Repeat the listing that follows, character for character, minus the pictures.
--- Start Information provided ---
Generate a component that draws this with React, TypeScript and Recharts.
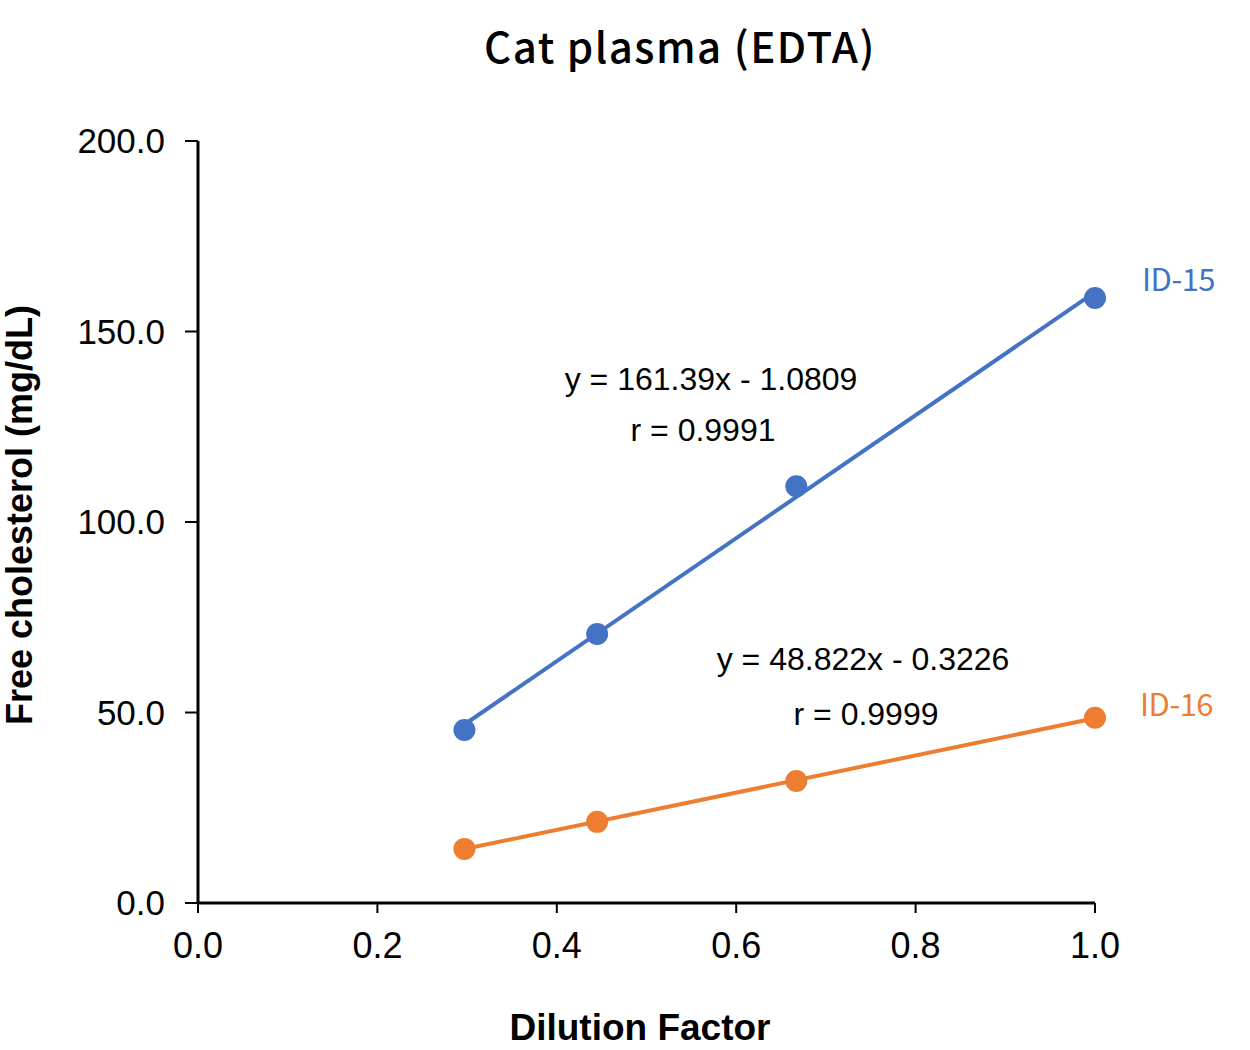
import React from 'react';
import { ComposedChart, Scatter, XAxis, YAxis } from 'recharts';

const dilution = [0.297, 0.445, 0.667, 1.0];
const id15Values = [45.4, 70.6, 109.4, 158.8];
const id16Values = [14.2, 21.3, 32.0, 48.6];

const xTicks = [0, 0.2, 0.4, 0.6, 0.8, 1.0];
const yTicks = [0, 50, 100, 150, 200];

// fitted regression for each sample
const fit15 = { slope: 161.39, intercept: -1.0809, r: 0.9991 };
const fit16 = { slope: 48.822, intercept: -0.3226, r: 0.9999 };

const BLUE = '#4472C4';
const ORANGE = '#ED7D31';

const toPoints = (ys: number[]) => dilution.map((x, i) => ({ x, y: ys[i] }));
const trend = (f: { slope: number; intercept: number }) => {
  const x0 = dilution[0];
  const x1 = dilution[dilution.length - 1];
  return [
    { x: x0, y: f.slope * x0 + f.intercept },
    { x: x1, y: f.slope * x1 + f.intercept },
  ];
};

const eq = (f: { slope: number; intercept: number }) =>
  `y = ${f.slope}x - ${Math.abs(f.intercept)}`;

const Dot = (color: string) => (props: any) => (
  <circle cx={props.cx} cy={props.cy} r={11} fill={color} />
);

const NoDot = () => null;

const numFont = '"Liberation Sans", Arial, sans-serif';
const jpFont = '"Noto Sans CJK JP", "Noto Sans", sans-serif';

const abs = (extra: React.CSSProperties): React.CSSProperties => ({
  position: 'absolute',
  whiteSpace: 'nowrap',
  lineHeight: 1,
  ...extra,
});

export default function App() {
  return (
    <div style={{ position: 'absolute', left: 0, top: 0, width: 1250, height: 1050, background: '#fff' }}>
      <ComposedChart
        width={1250}
        height={1050}
        margin={{ top: 141, right: 155, bottom: 87, left: 0 }}
      >
        <XAxis
          dataKey="x"
          type="number"
          domain={[0, 1]}
          ticks={xTicks}
          tickFormatter={(v: number) => v.toFixed(1)}
          axisLine={{ stroke: '#000', strokeWidth: 3 }}
          tickLine={{ stroke: '#000', strokeWidth: 2 }}
          tickSize={10}
          tickMargin={19}
          height={60}
          tick={{ fill: '#000', fontSize: 36, fontFamily: numFont }}
        />
        <YAxis
          dataKey="y"
          type="number"
          domain={[0, 200]}
          ticks={yTicks}
          tickFormatter={(v: number) => v.toFixed(1)}
          axisLine={{ stroke: '#000', strokeWidth: 3 }}
          tickLine={{ stroke: '#000', strokeWidth: 2 }}
          tickSize={13}
          tickMargin={20}
          width={198}
          tick={{ fill: '#000', fontSize: 35, fontFamily: numFont }}
        />
        <Scatter data={trend(fit15)} line={{ stroke: BLUE, strokeWidth: 4 }} shape={NoDot} isAnimationActive={false} />
        <Scatter data={trend(fit16)} line={{ stroke: ORANGE, strokeWidth: 4 }} shape={NoDot} isAnimationActive={false} />
        <Scatter data={toPoints(id15Values)} fill={BLUE} shape={Dot(BLUE)} isAnimationActive={false} />
        <Scatter data={toPoints(id16Values)} fill={ORANGE} shape={Dot(ORANGE)} isAnimationActive={false} />
      </ComposedChart>

      <div style={abs({ left: 0, width: 1360, top: 24, textAlign: 'center', fontFamily: jpFont, fontSize: 42, fontWeight: 500, letterSpacing: 1.5, color: '#000' })}>
        Cat plasma (EDTA)
      </div>

      <div style={abs({ left: 1142, top: 262, fontFamily: jpFont, fontSize: 31, letterSpacing: -0.5, color: BLUE })}>ID-15</div>
      <div style={abs({ left: 1140, top: 687, fontFamily: jpFont, fontSize: 31, letterSpacing: -0.5, color: ORANGE })}>ID-16</div>

      <div style={abs({ left: 511, width: 400, top: 363, textAlign: 'center', fontFamily: numFont, fontSize: 32, color: '#000' })}>
        {eq(fit15)}
      </div>
      <div style={abs({ left: 503, width: 400, top: 414, textAlign: 'center', fontFamily: numFont, fontSize: 32, color: '#000' })}>
        r = {fit15.r}
      </div>
      <div style={abs({ left: 663, width: 400, top: 643, textAlign: 'center', fontFamily: numFont, fontSize: 32, color: '#000' })}>
        {eq(fit16)}
      </div>
      <div style={abs({ left: 666, width: 400, top: 698, textAlign: 'center', fontFamily: numFont, fontSize: 32, color: '#000' })}>
        r = {fit16.r}
      </div>

      <div style={abs({ left: 440, width: 400, top: 1009, textAlign: 'center', fontFamily: numFont, fontSize: 37, fontWeight: 700, color: '#000' })}>
        Dilution Factor
      </div>
      <div
        style={abs({
          left: 20,
          top: 515,
          transform: 'translate(-50%, -50%) rotate(-90deg)',
          fontFamily: numFont,
          fontSize: 36,
          fontWeight: 700,
          color: '#000',
        })}
      >
        Free cholesterol (mg/dL)
      </div>
    </div>
  );
}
--- End Information provided ---
#### Answer below:
Generate a component that draws this with React, TypeScript and Recharts.
import React from 'react';
import { ComposedChart, Scatter, XAxis, YAxis } from 'recharts';

const dilution = [0.297, 0.445, 0.667, 1.0];
const id15Values = [45.4, 70.6, 109.4, 158.8];
const id16Values = [14.2, 21.3, 32.0, 48.6];

const xTicks = [0, 0.2, 0.4, 0.6, 0.8, 1.0];
const yTicks = [0, 50, 100, 150, 200];

// fitted regression for each sample
const fit15 = { slope: 161.39, intercept: -1.0809, r: 0.9991 };
const fit16 = { slope: 48.822, intercept: -0.3226, r: 0.9999 };

const BLUE = '#4472C4';
const ORANGE = '#ED7D31';

const toPoints = (ys: number[]) => dilution.map((x, i) => ({ x, y: ys[i] }));
const trend = (f: { slope: number; intercept: number }) => {
  const x0 = dilution[0];
  const x1 = dilution[dilution.length - 1];
  return [
    { x: x0, y: f.slope * x0 + f.intercept },
    { x: x1, y: f.slope * x1 + f.intercept },
  ];
};

const eq = (f: { slope: number; intercept: number }) =>
  `y = ${f.slope}x - ${Math.abs(f.intercept)}`;

const Dot = (color: string) => (props: any) => (
  <circle cx={props.cx} cy={props.cy} r={11} fill={color} />
);

const NoDot = () => null;

const numFont = '"Liberation Sans", Arial, sans-serif';
const jpFont = '"Noto Sans CJK JP", "Noto Sans", sans-serif';

const abs = (extra: React.CSSProperties): React.CSSProperties => ({
  position: 'absolute',
  whiteSpace: 'nowrap',
  lineHeight: 1,
  ...extra,
});

export default function App() {
  return (
    <div style={{ position: 'absolute', left: 0, top: 0, width: 1250, height: 1050, background: '#fff' }}>
      <ComposedChart
        width={1250}
        height={1050}
        margin={{ top: 141, right: 155, bottom: 87, left: 0 }}
      >
        <XAxis
          dataKey="x"
          type="number"
          domain={[0, 1]}
          ticks={xTicks}
          tickFormatter={(v: number) => v.toFixed(1)}
          axisLine={{ stroke: '#000', strokeWidth: 3 }}
          tickLine={{ stroke: '#000', strokeWidth: 2 }}
          tickSize={10}
          tickMargin={19}
          height={60}
          tick={{ fill: '#000', fontSize: 36, fontFamily: numFont }}
        />
        <YAxis
          dataKey="y"
          type="number"
          domain={[0, 200]}
          ticks={yTicks}
          tickFormatter={(v: number) => v.toFixed(1)}
          axisLine={{ stroke: '#000', strokeWidth: 3 }}
          tickLine={{ stroke: '#000', strokeWidth: 2 }}
          tickSize={13}
          tickMargin={20}
          width={198}
          tick={{ fill: '#000', fontSize: 35, fontFamily: numFont }}
        />
        <Scatter data={trend(fit15)} line={{ stroke: BLUE, strokeWidth: 4 }} shape={NoDot} isAnimationActive={false} />
        <Scatter data={trend(fit16)} line={{ stroke: ORANGE, strokeWidth: 4 }} shape={NoDot} isAnimationActive={false} />
        <Scatter data={toPoints(id15Values)} fill={BLUE} shape={Dot(BLUE)} isAnimationActive={false} />
        <Scatter data={toPoints(id16Values)} fill={ORANGE} shape={Dot(ORANGE)} isAnimationActive={false} />
      </ComposedChart>

      <div style={abs({ left: 0, width: 1360, top: 24, textAlign: 'center', fontFamily: jpFont, fontSize: 42, fontWeight: 500, letterSpacing: 1.5, color: '#000' })}>
        Cat plasma (EDTA)
      </div>

      <div style={abs({ left: 1142, top: 262, fontFamily: jpFont, fontSize: 31, letterSpacing: -0.5, color: BLUE })}>ID-15</div>
      <div style={abs({ left: 1140, top: 687, fontFamily: jpFont, fontSize: 31, letterSpacing: -0.5, color: ORANGE })}>ID-16</div>

      <div style={abs({ left: 511, width: 400, top: 363, textAlign: 'center', fontFamily: numFont, fontSize: 32, color: '#000' })}>
        {eq(fit15)}
      </div>
      <div style={abs({ left: 503, width: 400, top: 414, textAlign: 'center', fontFamily: numFont, fontSize: 32, color: '#000' })}>
        r = {fit15.r}
      </div>
      <div style={abs({ left: 663, width: 400, top: 643, textAlign: 'center', fontFamily: numFont, fontSize: 32, color: '#000' })}>
        {eq(fit16)}
      </div>
      <div style={abs({ left: 666, width: 400, top: 698, textAlign: 'center', fontFamily: numFont, fontSize: 32, color: '#000' })}>
        r = {fit16.r}
      </div>

      <div style={abs({ left: 440, width: 400, top: 1009, textAlign: 'center', fontFamily: numFont, fontSize: 37, fontWeight: 700, color: '#000' })}>
        Dilution Factor
      </div>
      <div
        style={abs({
          left: 20,
          top: 515,
          transform: 'translate(-50%, -50%) rotate(-90deg)',
          fontFamily: numFont,
          fontSize: 36,
          fontWeight: 700,
          color: '#000',
        })}
      >
        Free cholesterol (mg/dL)
      </div>
    </div>
  );
}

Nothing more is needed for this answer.